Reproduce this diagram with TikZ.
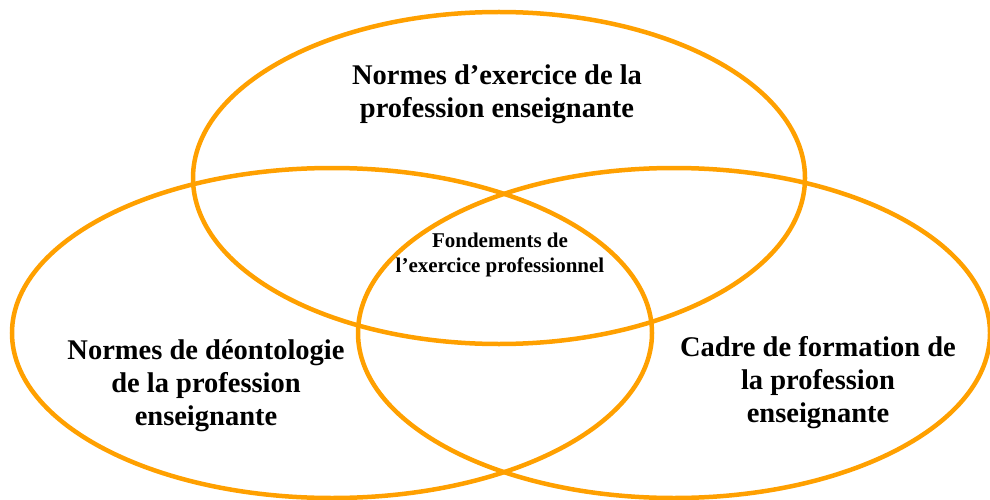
\documentclass[tikz,border=0pt]{standalone}
\usepackage{fontspec}
\setmainfont{Liberation Serif}
\usetikzlibrary{shapes.geometric}
\definecolor{ringorange}{RGB}{255,160,0}

\begin{document}
\begin{tikzpicture}[x=1pt, y=1pt, ring/.style={ellipse, draw=ringorange, line width=4.5pt, inner sep=0pt},
                    label text/.style={align=center, font=\bfseries\fontsize{28.5}{33}\selectfont}]
                \useasboundingbox (0,0) rectangle (990,499);
                \node [ring, minimum width=612pt, minimum height=332pt] (norms) at (499,321) {};
                \node [ring, minimum width=640pt, minimum height=330pt] (ethics) at (332,166) {};
                \node [ring, minimum width=632pt, minimum height=330pt] (training) at (674,166) {};
                \node [label text] (normstext) at (497,405) {Normes d’exercice de la\\profession enseignante};
                \node [label text] (ethicstext) at (206,113) {Normes de déontologie\\de la profession\\enseignante};
                \node [label text] (trainingtext) at (818,116) {Cadre de formation de\\la profession\\enseignante};
                \node [align=center, font=\bfseries\fontsize{21}{25}\selectfont] (core) at (500,244) {Fondements de\\l’exercice professionnel};
            \end{tikzpicture}
\end{document}
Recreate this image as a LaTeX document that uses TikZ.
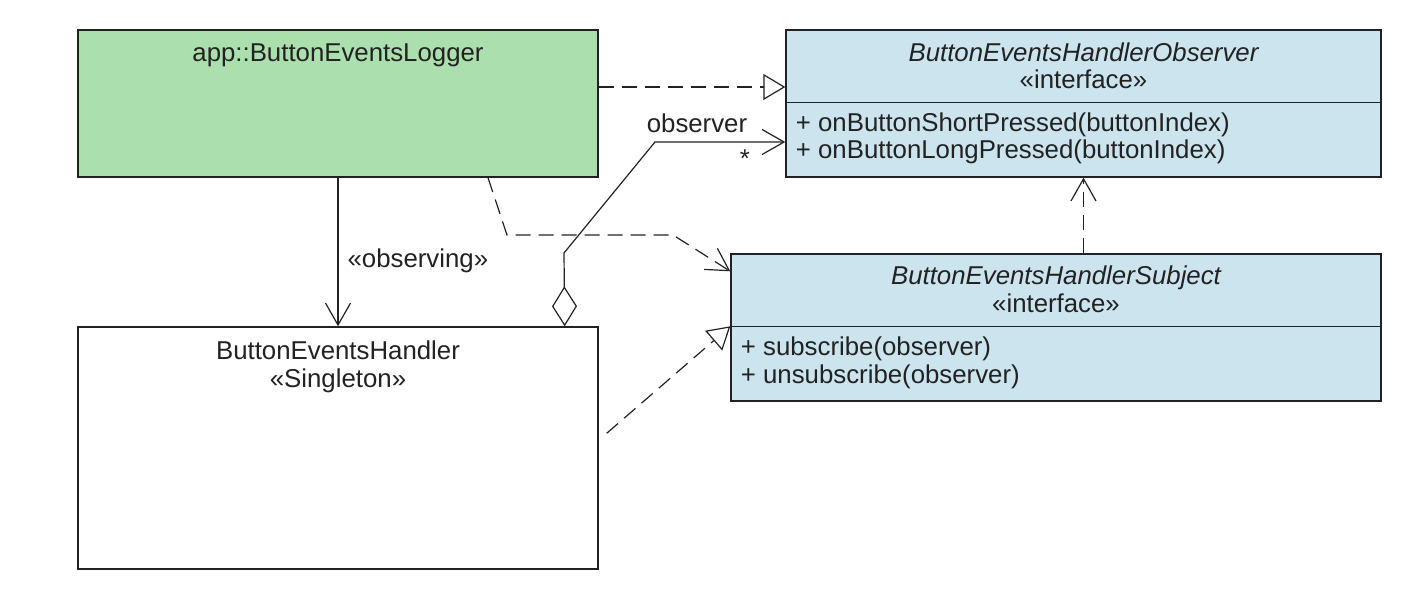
\documentclass[tikz,border=0pt]{standalone}
\usepackage{fontspec}
\setmainfont{Liberation Sans}
\usetikzlibrary{arrows.meta, positioning}

\definecolor{loggergreen}{RGB}{171,223,173}
\definecolor{ifaceblue}{RGB}{203,228,238}
\definecolor{umlink}{RGB}{34,34,34}

\begin{document}
\begin{tikzpicture}[
    x=0.5pt, y=-0.5pt,   % 1 unit = 1 px of the sketch, y runs down
    font=\fontsize{12.9}{14}\selectfont,
    line width=0.6pt,
    every node/.style={text=umlink},
    cls/.style={draw=umlink, rectangle, inner sep=0pt, line width=0.7pt},
    title/.style={anchor=base, inner sep=0pt},
    member/.style={anchor=base west, inner sep=0pt},
    dashline/.style={dash pattern=on 7.5pt off 4pt},
    realize/.style={dashline, -{Triangle[open, length=11pt, width=13pt]}},
    depend/.style={dashline, -{Straight Barb[length=11pt, width=12.5pt]}},
    assoc/.style={-{Straight Barb[length=11pt, width=12.5pt]}},
    aggr/.style={{Diamond[open, length=20pt, width=12.5pt]}-{Straight Barb[length=11pt, width=12.5pt]}},
]
\useasboundingbox (0,0) rectangle (1415,592);

% ── Classes ───────────────────────────────────────────────────────────────────
\node[cls, fill=loggergreen, minimum width=260pt, minimum height=73.5pt] (logger) at (338,103.5) {};
\node[cls, fill=ifaceblue, minimum width=297.5pt, minimum height=73.5pt] (obs) at (1083.5,103.5) {};
\node[cls, fill=ifaceblue, minimum width=325pt, minimum height=73.5pt] (subj) at (1056,327.5) {};
\node[cls, fill=white, minimum width=260pt, minimum height=121pt] (handler) at (338,448) {};

% compartment lines
\coordinate (obsSep) at ([yshift=-36.5pt]obs.north west);
\coordinate (subjSep) at ([yshift=-36.5pt]subj.north west);
\draw[umlink, line width=0.7pt] (obsSep) -- (obsSep -| obs.east);
\draw[umlink, line width=0.7pt] (subjSep) -- (subjSep -| subj.east);

% ── Class texts ───────────────────────────────────────────────────────────────
\node[title] (loggerName) at ([yshift=-16pt]logger.north) {app::ButtonEventsLogger};

\node[title] (obsName) at ([yshift=-16pt]obs.north) {\itshape ButtonEventsHandlerObserver};
\node[title] (obsStereo) at ([yshift=-29.75pt]obs.north) {«interface»};
\node[member] (obsShort) at ([xshift=5pt, yshift=-51pt]obs.north west) {+ onButtonShortPressed(buttonIndex)};
\node[member] (obsLong) at ([xshift=5pt, yshift=-64.5pt]obs.north west) {+ onButtonLongPressed(buttonIndex)};

\node[title] (subjName) at ([yshift=-15.5pt]subj.north) {\itshape ButtonEventsHandlerSubject};
\node[title] (subjStereo) at ([yshift=-29.5pt]subj.north) {«interface»};
\node[member] (subjSub) at ([xshift=5pt, yshift=-51pt]subj.north west) {+ subscribe(observer)};
\node[member] (subjUnsub) at ([xshift=5pt, yshift=-65pt]subj.north west) {+ unsubscribe(observer)};

\node[title] (handlerName) at ([yshift=-16.5pt]handler.north) {ButtonEventsHandler};
\node[title] (handlerStereo) at ([yshift=-30.5pt]handler.north) {«Singleton»};

% ── Relations ─────────────────────────────────────────────────────────────────
% logger realizes the observer interface
\draw[umlink, realize] ([yshift=8.25pt]logger.east) -- ([yshift=8.25pt]obs.west);

% logger observes the handler
\draw[umlink, assoc] (logger.south) -- (handler.north);
\node[member] (observingLbl) at (347,268) {«observing»};

% logger uses the subject interface
\coordinate (depA) at (507,235);
\coordinate (depB) at (673,235);
\draw[umlink, depend] ([xshift=75pt]logger.south) -- (depA) -- (depB) -- ([yshift=-9pt]subj.north west);

% subject depends on observer
\draw[umlink, depend] (subj.north -| obs.south) -- (obs.south);

% handler realizes the subject interface
\draw[umlink, realize] ([xshift=4pt, yshift=-53.5pt]handler.north east) -- (subjSep);

% handler holds the observers
\coordinate (aggA) at (564,253);
\coordinate (aggB) at (655,142);
\draw[umlink, aggr] ([xshift=-17pt]handler.north east) -- (aggA) -- (aggB) -- (aggB -| obs.west);
\node[title] (roleLbl) at (697,133) {observer};
\node[title] (multLbl) at (745,168) {*};

\end{tikzpicture}
\end{document}
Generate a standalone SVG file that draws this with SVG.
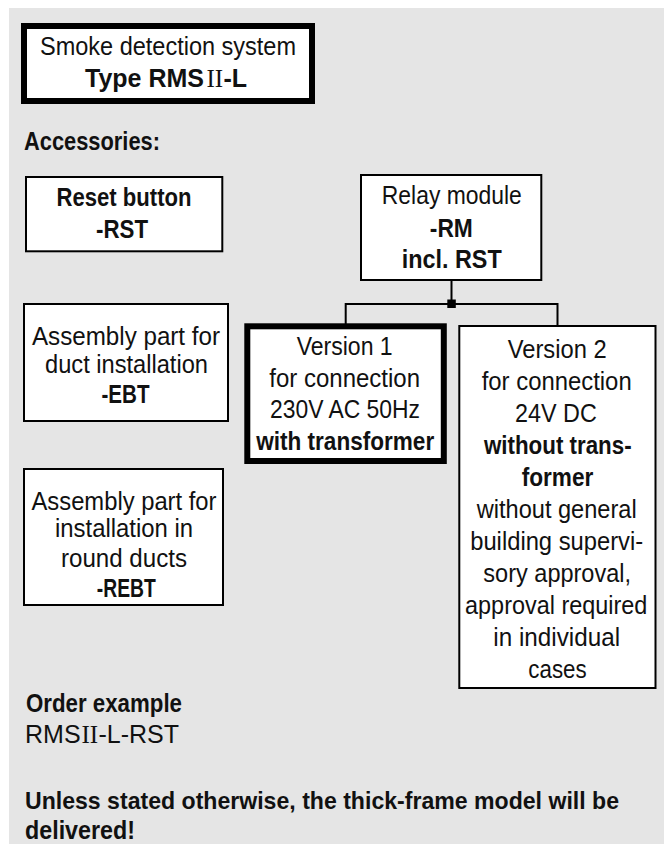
<svg xmlns="http://www.w3.org/2000/svg" width="664" height="844" viewBox="0 0 664 844">
<style>
.bg{fill:#e5e5e5}
.box{fill:#fff;stroke:#000;stroke-width:2}
.thick{fill:#fff;stroke:#000;stroke-width:6}
.t{font-family:"Liberation Sans",Arial,sans-serif;font-size:25px;fill:#111;text-anchor:middle}
.l{text-anchor:start}
.b{font-weight:bold}
.sf{font-family:"Liberation Serif","Times New Roman",serif;font-weight:normal}
.wire{fill:none;stroke:#000;stroke-width:2}
</style>
<rect class="bg" x="9" y="8" width="655" height="836"/>

<g id="title">
<rect class="thick" x="24" y="26" width="288" height="75"/>
<text class="t" x="168" y="55" textLength="256" lengthAdjust="spacingAndGlyphs">Smoke detection system</text>
<text class="t l b" x="85" y="87">Type RMS</text>
<text class="t l sf" x="206.5" y="87">II</text>
<text class="t l b" x="223.5" y="87">-L</text>
</g>

<g id="accessories">
<text class="t l b" x="24" y="150" textLength="136" lengthAdjust="spacingAndGlyphs">Accessories:</text>
</g>

<g id="reset">
<rect class="box" x="26" y="177" width="196.3" height="74.3"/>
<text class="t b" x="124" y="205.7" textLength="135" lengthAdjust="spacingAndGlyphs">Reset button</text>
<text class="t b" x="122" y="237.7" textLength="52" lengthAdjust="spacingAndGlyphs">-RST</text>
</g>

<g id="ebt">
<rect class="box" x="24" y="304" width="204" height="117"/>
<text class="t" x="126" y="345" textLength="188" lengthAdjust="spacingAndGlyphs">Assembly part for</text>
<text class="t" x="126.5" y="373.3" textLength="163" lengthAdjust="spacingAndGlyphs">duct installation</text>
<text class="t b" x="125.5" y="402.7" textLength="48" lengthAdjust="spacingAndGlyphs">-EBT</text>
</g>

<g id="rebt">
<rect class="box" x="24" y="469" width="199" height="136"/>
<text class="t" x="124" y="510" textLength="185" lengthAdjust="spacingAndGlyphs">Assembly part for</text>
<text class="t" x="124" y="536.7" textLength="138" lengthAdjust="spacingAndGlyphs">installation in</text>
<text class="t" x="124" y="566.7" textLength="126" lengthAdjust="spacingAndGlyphs">round ducts</text>
<text class="t b" x="126.3" y="596.7" textLength="59" lengthAdjust="spacingAndGlyphs">-REBT</text>
</g>

<g id="relay">
<rect class="box" x="361" y="175" width="180.3" height="105"/>
<text class="t" x="451.8" y="204.3" textLength="140" lengthAdjust="spacingAndGlyphs">Relay module</text>
<text class="t b" x="451.3" y="236.7" textLength="43" lengthAdjust="spacingAndGlyphs">-RM</text>
<text class="t b" x="451.7" y="268" textLength="100" lengthAdjust="spacingAndGlyphs">incl. RST</text>
</g>

<g id="connectors">
<line class="wire" x1="451.5" y1="280" x2="451.5" y2="304"/>
<polyline class="wire" points="345.7,324 345.7,304 557.5,304 557.5,326"/>
<rect x="447.3" y="299.5" width="8.5" height="8.5" fill="#000"/>
</g>

<g id="version1">
<rect class="thick" x="247.3" y="326.3" width="196.5" height="134.7"/>
<text class="t" x="344.7" y="355" textLength="96" lengthAdjust="spacingAndGlyphs">Version 1</text>
<text class="t" x="344.7" y="386.7" textLength="150.7" lengthAdjust="spacingAndGlyphs">for connection</text>
<text class="t" x="345" y="418.3" textLength="150" lengthAdjust="spacingAndGlyphs">230V AC 50Hz</text>
<text class="t b" x="345.2" y="450" textLength="178" lengthAdjust="spacingAndGlyphs">with transformer</text>
</g>

<g id="version2">
<rect class="box" x="459.3" y="326" width="196.2" height="362"/>
<text class="t" x="557.2" y="358.3" textLength="99" lengthAdjust="spacingAndGlyphs">Version 2</text>
<text class="t" x="556.7" y="390" textLength="150" lengthAdjust="spacingAndGlyphs">for connection</text>
<text class="t" x="555.9" y="422" textLength="81.7" lengthAdjust="spacingAndGlyphs">24V DC</text>
<text class="t b" x="557.8" y="454" textLength="147.7" lengthAdjust="spacingAndGlyphs">without trans-</text>
<text class="t b" x="557.5" y="486" textLength="71.7" lengthAdjust="spacingAndGlyphs">former</text>
<text class="t" x="556.7" y="518" textLength="160" lengthAdjust="spacingAndGlyphs">without general</text>
<text class="t" x="556.7" y="550" textLength="173" lengthAdjust="spacingAndGlyphs">building supervi-</text>
<text class="t" x="557.2" y="582" textLength="147.7" lengthAdjust="spacingAndGlyphs">sory approval,</text>
<text class="t" x="556.2" y="614" textLength="182.3" lengthAdjust="spacingAndGlyphs">approval required</text>
<text class="t" x="556.7" y="646" textLength="126.7" lengthAdjust="spacingAndGlyphs">in individual</text>
<text class="t" x="557.5" y="678" textLength="58.3" lengthAdjust="spacingAndGlyphs">cases</text>
</g>

<g id="notes">
<text class="t l b" x="26" y="711.7" textLength="156" lengthAdjust="spacingAndGlyphs">Order example</text>
<text class="t l" x="25" y="742.7">RMS</text>
<text class="t l sf" x="81.5" y="742.7">II</text>
<text class="t l" x="98.5" y="742.7">-L-RST</text>
<text class="t l b" x="25" y="809" style="font-size:24px" textLength="594" lengthAdjust="spacingAndGlyphs">Unless stated otherwise, the thick-frame model will be</text>
<text class="t l b" x="25" y="839" textLength="110" lengthAdjust="spacingAndGlyphs">delivered!</text>
</g>
</svg>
-------------------------
> **Work instructions**: Using the listing above, gather each line that holds the string "uses" and copy it.

> **Correct result**:
Recreate this image as a LaTeX document that uses TikZ.
% logger uses the subject interface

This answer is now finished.